Set task:
Output each line exactly as it appears, skipping any embedded picture.
[start Information shown]
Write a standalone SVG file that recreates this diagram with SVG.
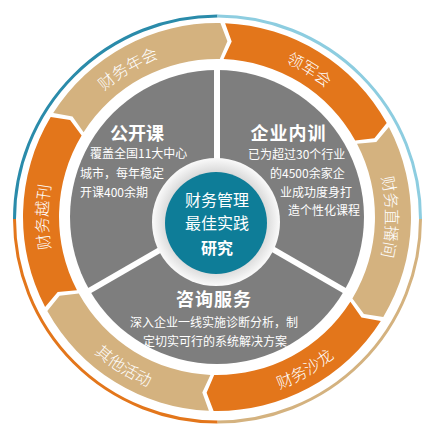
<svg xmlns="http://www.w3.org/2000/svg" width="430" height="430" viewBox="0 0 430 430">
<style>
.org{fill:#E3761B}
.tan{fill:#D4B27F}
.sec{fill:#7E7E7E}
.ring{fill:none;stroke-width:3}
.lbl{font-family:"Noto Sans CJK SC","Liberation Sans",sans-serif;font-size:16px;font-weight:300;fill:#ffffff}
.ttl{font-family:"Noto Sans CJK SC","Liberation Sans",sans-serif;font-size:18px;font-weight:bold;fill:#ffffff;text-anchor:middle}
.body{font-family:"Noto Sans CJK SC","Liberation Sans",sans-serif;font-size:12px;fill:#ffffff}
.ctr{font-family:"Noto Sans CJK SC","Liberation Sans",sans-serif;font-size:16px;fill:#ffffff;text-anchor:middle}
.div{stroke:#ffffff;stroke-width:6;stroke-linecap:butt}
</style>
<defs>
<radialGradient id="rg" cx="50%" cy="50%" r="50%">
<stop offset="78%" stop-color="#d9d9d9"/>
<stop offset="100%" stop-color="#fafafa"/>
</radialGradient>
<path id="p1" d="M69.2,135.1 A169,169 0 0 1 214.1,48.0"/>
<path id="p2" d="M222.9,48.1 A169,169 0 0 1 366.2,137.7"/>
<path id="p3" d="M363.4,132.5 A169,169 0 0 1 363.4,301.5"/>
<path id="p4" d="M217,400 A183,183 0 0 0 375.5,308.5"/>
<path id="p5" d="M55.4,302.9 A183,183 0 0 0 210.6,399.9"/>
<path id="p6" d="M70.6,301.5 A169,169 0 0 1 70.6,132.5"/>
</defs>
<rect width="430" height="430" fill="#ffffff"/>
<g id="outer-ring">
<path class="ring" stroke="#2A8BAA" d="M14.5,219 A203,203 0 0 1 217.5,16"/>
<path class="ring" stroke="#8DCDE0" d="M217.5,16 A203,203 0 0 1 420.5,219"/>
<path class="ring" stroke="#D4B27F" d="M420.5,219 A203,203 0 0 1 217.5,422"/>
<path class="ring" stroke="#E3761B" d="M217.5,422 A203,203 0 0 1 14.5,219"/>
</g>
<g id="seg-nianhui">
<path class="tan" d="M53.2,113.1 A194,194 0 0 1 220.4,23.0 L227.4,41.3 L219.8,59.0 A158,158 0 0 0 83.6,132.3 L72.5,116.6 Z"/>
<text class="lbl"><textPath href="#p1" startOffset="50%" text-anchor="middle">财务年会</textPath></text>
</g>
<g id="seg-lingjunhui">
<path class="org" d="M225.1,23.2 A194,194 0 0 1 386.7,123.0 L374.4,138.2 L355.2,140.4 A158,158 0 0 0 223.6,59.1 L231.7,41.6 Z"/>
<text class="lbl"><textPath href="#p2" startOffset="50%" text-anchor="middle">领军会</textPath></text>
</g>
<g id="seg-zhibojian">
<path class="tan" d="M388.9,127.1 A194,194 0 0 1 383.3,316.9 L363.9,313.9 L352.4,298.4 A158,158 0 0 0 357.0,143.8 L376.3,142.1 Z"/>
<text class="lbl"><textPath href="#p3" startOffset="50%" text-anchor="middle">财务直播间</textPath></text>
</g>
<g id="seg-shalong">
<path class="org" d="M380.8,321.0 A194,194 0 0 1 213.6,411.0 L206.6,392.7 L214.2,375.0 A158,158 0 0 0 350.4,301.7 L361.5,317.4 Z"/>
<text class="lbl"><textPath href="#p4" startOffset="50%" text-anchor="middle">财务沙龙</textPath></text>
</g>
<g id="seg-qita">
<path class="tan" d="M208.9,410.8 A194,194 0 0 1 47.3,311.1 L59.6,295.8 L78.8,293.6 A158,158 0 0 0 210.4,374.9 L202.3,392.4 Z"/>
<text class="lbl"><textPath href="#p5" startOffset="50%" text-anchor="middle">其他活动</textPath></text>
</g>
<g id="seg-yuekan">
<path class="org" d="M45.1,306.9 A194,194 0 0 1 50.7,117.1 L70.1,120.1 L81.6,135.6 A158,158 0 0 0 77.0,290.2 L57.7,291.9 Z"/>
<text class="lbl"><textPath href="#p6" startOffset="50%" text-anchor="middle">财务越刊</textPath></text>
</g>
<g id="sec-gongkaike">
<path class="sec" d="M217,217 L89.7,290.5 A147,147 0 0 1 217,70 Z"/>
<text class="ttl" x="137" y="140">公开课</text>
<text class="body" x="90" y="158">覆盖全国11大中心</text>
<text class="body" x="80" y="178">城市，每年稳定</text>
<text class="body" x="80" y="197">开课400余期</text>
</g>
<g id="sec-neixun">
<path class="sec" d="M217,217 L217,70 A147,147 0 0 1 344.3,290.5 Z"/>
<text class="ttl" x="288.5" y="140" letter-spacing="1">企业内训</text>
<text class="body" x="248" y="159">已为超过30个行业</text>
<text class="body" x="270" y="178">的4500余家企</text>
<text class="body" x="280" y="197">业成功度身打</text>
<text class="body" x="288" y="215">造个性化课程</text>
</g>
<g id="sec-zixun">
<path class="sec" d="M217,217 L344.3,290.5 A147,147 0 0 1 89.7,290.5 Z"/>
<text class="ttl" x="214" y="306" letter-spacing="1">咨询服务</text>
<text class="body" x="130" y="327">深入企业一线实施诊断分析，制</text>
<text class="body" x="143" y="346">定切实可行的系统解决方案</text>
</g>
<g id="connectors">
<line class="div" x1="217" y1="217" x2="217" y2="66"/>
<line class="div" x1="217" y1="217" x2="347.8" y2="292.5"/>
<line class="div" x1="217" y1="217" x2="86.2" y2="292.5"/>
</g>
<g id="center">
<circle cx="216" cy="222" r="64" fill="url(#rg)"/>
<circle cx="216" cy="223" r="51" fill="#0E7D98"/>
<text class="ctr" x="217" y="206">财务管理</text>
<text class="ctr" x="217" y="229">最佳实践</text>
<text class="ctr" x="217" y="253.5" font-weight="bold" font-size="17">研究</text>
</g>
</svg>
[end Information shown]
Result for this task:
Write a standalone SVG file that recreates this diagram with SVG.
<svg xmlns="http://www.w3.org/2000/svg" width="430" height="430" viewBox="0 0 430 430">
<style>
.org{fill:#E3761B}
.tan{fill:#D4B27F}
.sec{fill:#7E7E7E}
.ring{fill:none;stroke-width:3}
.lbl{font-family:"Noto Sans CJK SC","Liberation Sans",sans-serif;font-size:16px;font-weight:300;fill:#ffffff}
.ttl{font-family:"Noto Sans CJK SC","Liberation Sans",sans-serif;font-size:18px;font-weight:bold;fill:#ffffff;text-anchor:middle}
.body{font-family:"Noto Sans CJK SC","Liberation Sans",sans-serif;font-size:12px;fill:#ffffff}
.ctr{font-family:"Noto Sans CJK SC","Liberation Sans",sans-serif;font-size:16px;fill:#ffffff;text-anchor:middle}
.div{stroke:#ffffff;stroke-width:6;stroke-linecap:butt}
</style>
<defs>
<radialGradient id="rg" cx="50%" cy="50%" r="50%">
<stop offset="78%" stop-color="#d9d9d9"/>
<stop offset="100%" stop-color="#fafafa"/>
</radialGradient>
<path id="p1" d="M69.2,135.1 A169,169 0 0 1 214.1,48.0"/>
<path id="p2" d="M222.9,48.1 A169,169 0 0 1 366.2,137.7"/>
<path id="p3" d="M363.4,132.5 A169,169 0 0 1 363.4,301.5"/>
<path id="p4" d="M217,400 A183,183 0 0 0 375.5,308.5"/>
<path id="p5" d="M55.4,302.9 A183,183 0 0 0 210.6,399.9"/>
<path id="p6" d="M70.6,301.5 A169,169 0 0 1 70.6,132.5"/>
</defs>
<rect width="430" height="430" fill="#ffffff"/>
<g id="outer-ring">
<path class="ring" stroke="#2A8BAA" d="M14.5,219 A203,203 0 0 1 217.5,16"/>
<path class="ring" stroke="#8DCDE0" d="M217.5,16 A203,203 0 0 1 420.5,219"/>
<path class="ring" stroke="#D4B27F" d="M420.5,219 A203,203 0 0 1 217.5,422"/>
<path class="ring" stroke="#E3761B" d="M217.5,422 A203,203 0 0 1 14.5,219"/>
</g>
<g id="seg-nianhui">
<path class="tan" d="M53.2,113.1 A194,194 0 0 1 220.4,23.0 L227.4,41.3 L219.8,59.0 A158,158 0 0 0 83.6,132.3 L72.5,116.6 Z"/>
<text class="lbl"><textPath href="#p1" startOffset="50%" text-anchor="middle">财务年会</textPath></text>
</g>
<g id="seg-lingjunhui">
<path class="org" d="M225.1,23.2 A194,194 0 0 1 386.7,123.0 L374.4,138.2 L355.2,140.4 A158,158 0 0 0 223.6,59.1 L231.7,41.6 Z"/>
<text class="lbl"><textPath href="#p2" startOffset="50%" text-anchor="middle">领军会</textPath></text>
</g>
<g id="seg-zhibojian">
<path class="tan" d="M388.9,127.1 A194,194 0 0 1 383.3,316.9 L363.9,313.9 L352.4,298.4 A158,158 0 0 0 357.0,143.8 L376.3,142.1 Z"/>
<text class="lbl"><textPath href="#p3" startOffset="50%" text-anchor="middle">财务直播间</textPath></text>
</g>
<g id="seg-shalong">
<path class="org" d="M380.8,321.0 A194,194 0 0 1 213.6,411.0 L206.6,392.7 L214.2,375.0 A158,158 0 0 0 350.4,301.7 L361.5,317.4 Z"/>
<text class="lbl"><textPath href="#p4" startOffset="50%" text-anchor="middle">财务沙龙</textPath></text>
</g>
<g id="seg-qita">
<path class="tan" d="M208.9,410.8 A194,194 0 0 1 47.3,311.1 L59.6,295.8 L78.8,293.6 A158,158 0 0 0 210.4,374.9 L202.3,392.4 Z"/>
<text class="lbl"><textPath href="#p5" startOffset="50%" text-anchor="middle">其他活动</textPath></text>
</g>
<g id="seg-yuekan">
<path class="org" d="M45.1,306.9 A194,194 0 0 1 50.7,117.1 L70.1,120.1 L81.6,135.6 A158,158 0 0 0 77.0,290.2 L57.7,291.9 Z"/>
<text class="lbl"><textPath href="#p6" startOffset="50%" text-anchor="middle">财务越刊</textPath></text>
</g>
<g id="sec-gongkaike">
<path class="sec" d="M217,217 L89.7,290.5 A147,147 0 0 1 217,70 Z"/>
<text class="ttl" x="137" y="140">公开课</text>
<text class="body" x="90" y="158">覆盖全国11大中心</text>
<text class="body" x="80" y="178">城市，每年稳定</text>
<text class="body" x="80" y="197">开课400余期</text>
</g>
<g id="sec-neixun">
<path class="sec" d="M217,217 L217,70 A147,147 0 0 1 344.3,290.5 Z"/>
<text class="ttl" x="288.5" y="140" letter-spacing="1">企业内训</text>
<text class="body" x="248" y="159">已为超过30个行业</text>
<text class="body" x="270" y="178">的4500余家企</text>
<text class="body" x="280" y="197">业成功度身打</text>
<text class="body" x="288" y="215">造个性化课程</text>
</g>
<g id="sec-zixun">
<path class="sec" d="M217,217 L344.3,290.5 A147,147 0 0 1 89.7,290.5 Z"/>
<text class="ttl" x="214" y="306" letter-spacing="1">咨询服务</text>
<text class="body" x="130" y="327">深入企业一线实施诊断分析，制</text>
<text class="body" x="143" y="346">定切实可行的系统解决方案</text>
</g>
<g id="connectors">
<line class="div" x1="217" y1="217" x2="217" y2="66"/>
<line class="div" x1="217" y1="217" x2="347.8" y2="292.5"/>
<line class="div" x1="217" y1="217" x2="86.2" y2="292.5"/>
</g>
<g id="center">
<circle cx="216" cy="222" r="64" fill="url(#rg)"/>
<circle cx="216" cy="223" r="51" fill="#0E7D98"/>
<text class="ctr" x="217" y="206">财务管理</text>
<text class="ctr" x="217" y="229">最佳实践</text>
<text class="ctr" x="217" y="253.5" font-weight="bold" font-size="17">研究</text>
</g>
</svg>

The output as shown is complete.